# Villagers who moved out left items I gave then in recycling bin



## chriss (May 15, 2020)

Just wondering if anyone else experienced this or if it's just a coincidence.
I gave my Molly a skull shirt that she would wear all the time and some coconut juice that she used to have displayed in her house. It eventually got replaced by other gifts.
Anyway she moved out and I found these items in the recycling bin(or whatever it's called in this game).


----------



## angelmutt (May 15, 2020)

dude i read the title n it lowkey made me sadddd


----------



## samticore (May 15, 2020)

yeah, chaddar left me a toilet! thanks bud


----------



## Pixiebelle (May 15, 2020)

Yeah Agnes left me a wooden block table yesterday (not mad though, get outta here with that basic starter house)


----------



## river (May 15, 2020)

yeah I don't know why no one talks about this! It's not only items that you gave them, in my experience it's anything that was in their wardrobe or displayed at their house.
I've gotten wallpaper, clothes and Baarbara even left me a whirpool bath which is pretty valuable


----------



## kojuuro (May 15, 2020)

Yeah I had this happen to me too. Katt moved out of my town and left the first shirt I gave her  it made me kinda sad. But when other villagers have left they gave me some nice things or left the ugly villager apology gifts they were given at random. It's kind of a mixed bag, but some of it can be good.


----------



## Sephiroth (May 15, 2020)

Yeah, when Rex and Tank moved away they literally filled the recycle bin with everything I gave them.


----------



## SarahsNY (May 15, 2020)

That’s so mean lol


----------



## toenuki (May 15, 2020)

maybe they wanted you to have it back as a memory


----------



## AccfSally (May 15, 2020)

I noticed that too, when I let Goldie move out. She threw the dress I gave her in the bin.


----------



## jokk (May 15, 2020)

haha omg that's kind of hilarious. pretty rude


----------



## Bioness (May 15, 2020)

It is random. I gave Sprinkle a shirt that looked better on her than her original. When she moved it was her original shirt left in the recycling. They always seem to leave a few items. Ruby left me her Moon when she left, which was certainly great to have.


----------



## sarosephie (May 15, 2020)

I thought so too. Mathilda left her hakama


----------



## meggiewes (May 15, 2020)

When Shep moved out of my old town, I was expecting to get back all the clothes I gave him. Nope. He only left behind one thing and since he moved into my husband's town I see him wear old clothing I gave to him pretty often.


----------



## Aliya (May 15, 2020)

I'm pretty sure the item they throw in the recycling bin is random. A villager left me an ironwood kitchenette though and I'm definitely not complaining lol.

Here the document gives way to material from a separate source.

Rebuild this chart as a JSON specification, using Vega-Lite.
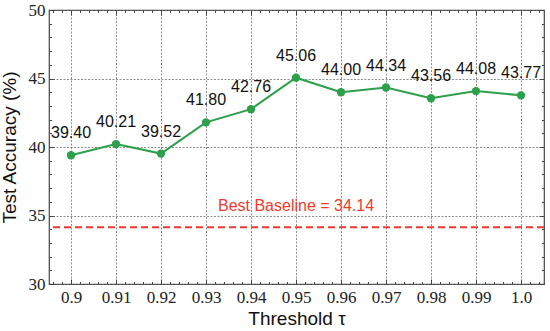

I've also had villagers held by cyclers that I adopt back after some time and the item they "threw out" is still in their house.


----------



## axo (May 15, 2020)

Bill left all the clothes I gave him, guess he didn't like them as much as he told me he did...


----------



## XenoDonut (May 15, 2020)

Yeah, had this happen many times. Sadly even without a villager moving out. I gave Vivian a mirror A while back and today found that one in the bin. She has no plan to move and I didn’t give her anything to replace it.


----------



## Antonio (May 15, 2020)

It's heartbreaking tbh but understandable in the case of not losing your gifts forever.


----------



## lila (May 15, 2020)

Julian left me a Scorpio lamp. I didn’t gel with him at all, so this leaving gift definitely redeemed him 

But in all seriousness, yes if absolutely breaks my heart when a villager I loved leaves a gift of mine behind. Something about the gesture just feels loaded, even though it obviously isn’t insofar as games mechanics are concerned!


----------



## trashpedia (May 15, 2020)

Yep u_u I have one of my villagers a moving-away gift but then the next day I found it in the recycling bin.....


----------



## lieryl (May 15, 2020)

yeah ;; i found a shirt i gave audie in the bin when she moved out


----------



## whimsycreator (May 15, 2020)

I always interpreted that they accidentally left those items behind, therefore they ended up in the recycle bin.


----------



## Arithmophobia17 (May 15, 2020)

when rocket moved out she put the music fest shirt i gave to her on her birthday in there. hit me in the feels


----------



## visibleghost (May 15, 2020)

i haven't noticed that but god damn that's sort of sad, isn't it. like they are just leaving their life on the island behind and not even keeping the memories. i know it's not that deep but still


----------



## N a t (May 15, 2020)

My mom kicked out Pietro who has the Moon Chairs in his house, the Celeste ones, and when she kicked him out he left a Moon Chair in her recycling. Absolutely bananas. Imagine getting such a rare item so easily!!!


----------



## mikanmilk (May 15, 2020)

When animals move out they randomly leave something from their inventory in the recycle box, and I think it’s the game gifting you one of the moved out villagers items. Not the animal throwing something away on purpose. 
Cause sometimes they leave furniture that is a main part of their decor, but they still have it in their house on their new island.
Also once I adopted Fuchsia from a friend, and she left a shirt my friend had gifted in the recycle bin. My friend was sad. But Fuchsia still wears that shirt all the time on my island and talks about how my friend gave it to her and what great taste she has.


----------